By Consumers for Quality Care, on May 12, 2021
A recent Kaiser Health News report tells the story of Elizabeth Zakutansky, a three-year-old in Hobart, Indiana with a rare genetic condition that causes seizures. Hobart is less than an hour from Lurie Children’s Hospital of Chicago, and the Zakutansky family wants Lurie to be her main care provider.
However, Indiana Medicaid, like most state Medicaid programs, does not pay as much for out-of-state providers as it does for in-state facilities. When Elizabeth has seizures, the Zakutansky family drives 2.5 hours to the Riley Hospital for Children in Indianapolis. The increased distance brings challenges, and if Elizabeth has to be admitted, her parents sometimes need to leave her to return to work.
“It’s terrible to leave your daughter and drive home so far away,” said Laura Zakutansky, Elizabeth’s mother. “You aren’t there to comfort her. One seizure could kill her. How would you feel about that if you weren’t there?”

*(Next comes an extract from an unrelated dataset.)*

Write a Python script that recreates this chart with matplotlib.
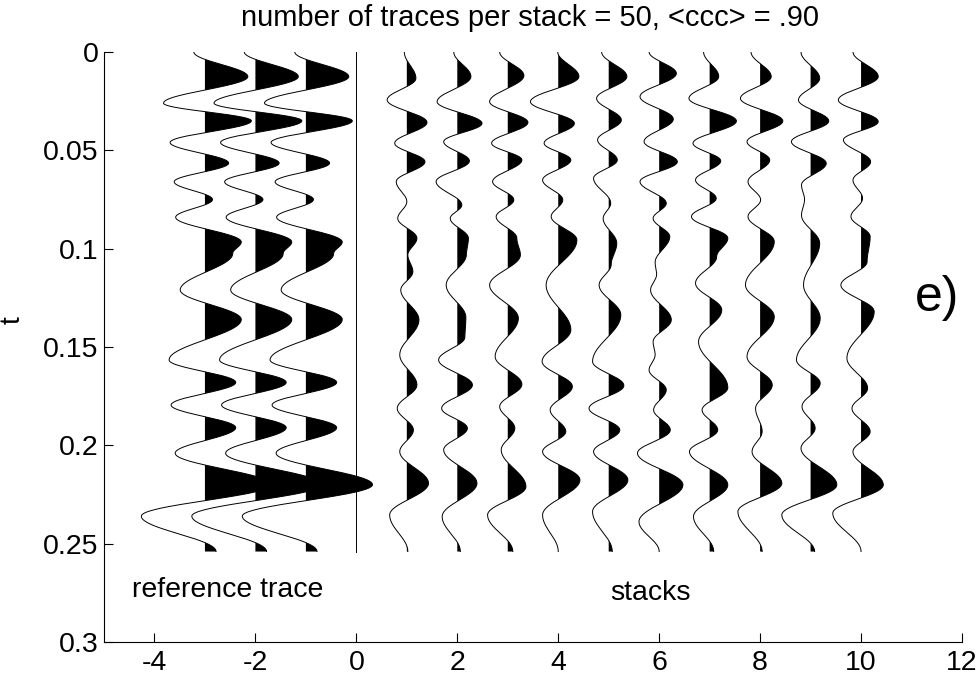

Two years ago, Congress passed a law making it easier for out-of-state providers to be the caregiver for children with complex conditions. But setting up the program depends on the Centers for Medicare & Medicaid Services, which currently has no timeline for when it will issue guidance for how states can set it up.
In the meantime, the Zakutansky family still faces a long commute to get their daughter the care she needs.